Phenomics took a different approach. Data is aggregated within the APN experiment management solution. Data is tied together by a common strain identifier that is used through out APN to identify tissue samples.
Aggregation takes place within the APF Web Portal server. This is a liferay based web portal that supports a range of applets to allow specific views of the data.
An automated query aggregates all data for a particular project or strain id and initiates a service request to the ANU Data Commons by passing the data and metadata required to create a dataset within the data commons and initiate an ingest of the aggregated data.
On ingest a dataset description is created and the data deposited on storage managed by the ANU Data Commons. Metadata may then be reviewed for quality control purposes and then published to Research Data Australia.
The ANU Data Commons also allows the automated minting of a Digital Object Identifier for each dataset published to Research Data Australia as an aid to citation.
With digital humanities we took an approach similar to that taken with Phenomics. The Digital Humanities Hub has recently developed OCCAMS. And application for the aggregation and annotation of non text based humanities research material
This material is principally in the form of images, but may include recording and transcriptions of spoken language. Full details of the OCCAMS system are online at http://dhh.anu.edu.au/occams.
The solution here is that once a researcher has assembled a collection within Occams to his or her satisfaction they are able to select an option to automatically deposit their collection by means of a web service request in the ANU Data Commons with the appropriate parameters generated programmatically
On ingest a dataset description is created and the data deposited on storage managed by the ANU Data Commons. Metadata may then be reviewed for quality control purposes and then published to Research Data Australia
We set out to build a generic solution – something which we have been able to demonstrate by another project reusing our infrastructure to push through their dataset and incidentally save themselves development time.

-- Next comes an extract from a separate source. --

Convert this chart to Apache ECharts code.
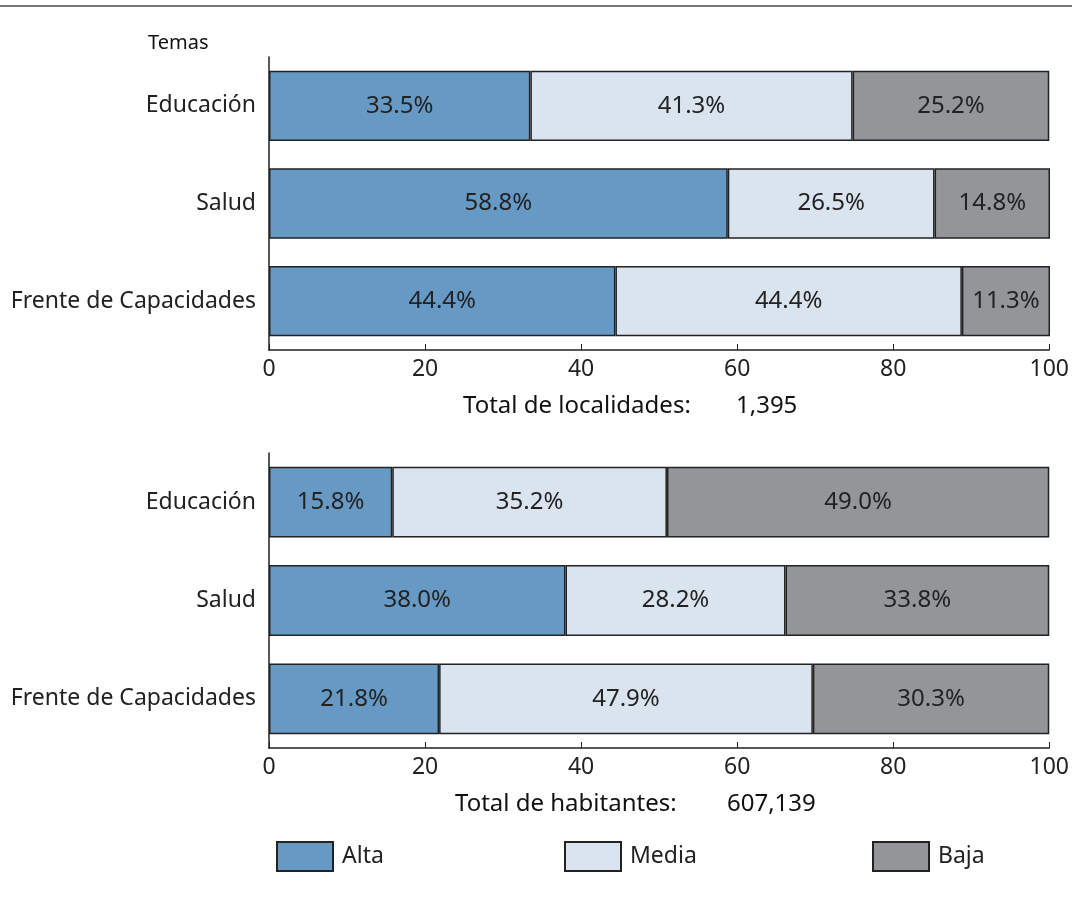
<!DOCTYPE html>
<html>
<head>
<meta charset="utf-8">
<script src="https://cdn.jsdelivr.net/npm/echarts@6/dist/echarts.min.js"></script>
<style>html,body{margin:0;padding:0;background:#fff}#c{width:1072px;height:899px}</style>
</head>
<body>
<div id="c"></div>
<script>
const categories = ['Educación', 'Salud', 'Frente de Capacidades'];
const seriesNames = ['Alta', 'Media', 'Baja'];
const loc_alta = [33.5, 58.8, 44.4];
const loc_media = [41.3, 26.5, 44.4];
const loc_baja = [25.2, 14.8, 11.3];
const hab_alta = [15.8, 38.0, 21.8];
const hab_media = [35.2, 28.2, 47.9];
const hab_baja = [49.0, 33.8, 30.3];
const xTicks = [0, 20, 40, 60, 80, 100];
const colors = ['#6699c4', '#d9e4ef', '#949598'];
const FONT = 'Noto Sans';

const chart = echarts.init(document.getElementById('c'));
function mkSeries(name, data, idx, color) {
  return {
    name: name, type: 'bar', stack: 's' + idx, xAxisIndex: idx, yAxisIndex: idx,
    data: data, barWidth: '72%',
    itemStyle: { color: color, borderColor: '#222', borderWidth: 1.5 },
    label: { show: true, position: 'inside', fontFamily: FONT, fontSize: 24, color: '#222',
      formatter: p => p.value.toFixed(1) + '%' },
    emphasis: { disabled: true }, animation: false
  };
}
const xAx = (gi) => ({
  gridIndex: gi, type: 'value', min: 0, max: 100, interval: 20,
  axisLine: { show: true, lineStyle: { color: '#222', width: 1.5 } },
  axisTick: { show: true, inside: true, length: 6, lineStyle: { color: '#222' } },
  splitLine: { show: false },
  axisLabel: { fontFamily: FONT, fontSize: 23, color: '#222', margin: 8,
    formatter: v => xTicks.includes(v) ? String(v) : '' }
});
const yAx = (gi) => ({
  gridIndex: gi, type: 'category', data: categories, inverse: true,
  axisLine: { show: true, lineStyle: { color: '#222', width: 1.5 } },
  axisTick: { show: false },
  axisLabel: { fontFamily: FONT, fontSize: 23, color: '#222', margin: 13 }
});
const legendItem = (name, left) => ({
  data: [name], left: left, top: 836, itemWidth: 56, itemHeight: 29, itemGap: 0,
  icon: 'rect', selectedMode: false,
  textStyle: { fontFamily: FONT, fontSize: 23, color: '#222', padding: [0, 0, 0, 4] }
});
chart.setOption({
  animation: false,
  grid: [
    { left: 269, right: 22, top: 57, height: 293 },
    { left: 269, right: 22, top: 453, height: 295 }
  ],
  xAxis: [xAx(0), xAx(1)],
  yAxis: [yAx(0), yAx(1)],
  legend: [legendItem('Alta', 271), legendItem('Media', 559), legendItem('Baja', 867)],
  series: [
    mkSeries('Alta', loc_alta, 0, colors[0]),
    mkSeries('Media', loc_media, 0, colors[1]),
    mkSeries('Baja', loc_baja, 0, colors[2]),
    mkSeries('Alta', hab_alta, 1, colors[0]),
    mkSeries('Media', hab_media, 1, colors[1]),
    mkSeries('Baja', hab_baja, 1, colors[2])
  ],
  graphic: [
    { type: 'line', shape: { x1: 0, y1: 6, x2: 1072, y2: 6 }, style: { stroke: '#777', lineWidth: 2 } },
    { type: 'text', left: 148, top: 33, style: { text: 'Temas', fontFamily: FONT, fontSize: 20, fill: '#111' } },
    { type: 'text', left: 463, top: 394, style: { text: 'Total de localidades:', fontFamily: FONT, fontSize: 24, fill: '#111' } },
    { type: 'text', left: 736, top: 394, style: { text: '1,395', fontFamily: FONT, fontSize: 24, fill: '#111' } },
    { type: 'text', left: 455, top: 792, style: { text: 'Total de habitantes:', fontFamily: FONT, fontSize: 24, fill: '#111' } },
    { type: 'text', left: 727, top: 792, style: { text: '607,139', fontFamily: FONT, fontSize: 24, fill: '#111' } }
  ]
});
</script>
</body>
</html>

A short presentation summarising the data management solution is available for download or can be viewed as pdf. All code has been posted on GitHub and is freely available for download from https://github.com/anu-doi/anudc.
This project is supported by the Australian National Data Service (ANDS). ANDS is supported by the Australian Government through the National Collaborative Research Infrastructure Strategy Program and the Education Investment Fund (EIF) Super Science Initiative.
Rahul Khanna, Genevieve Turner, Lisa Bradley and Martin Hamilton were responsible for the heavy lifting and turning dreams into working code.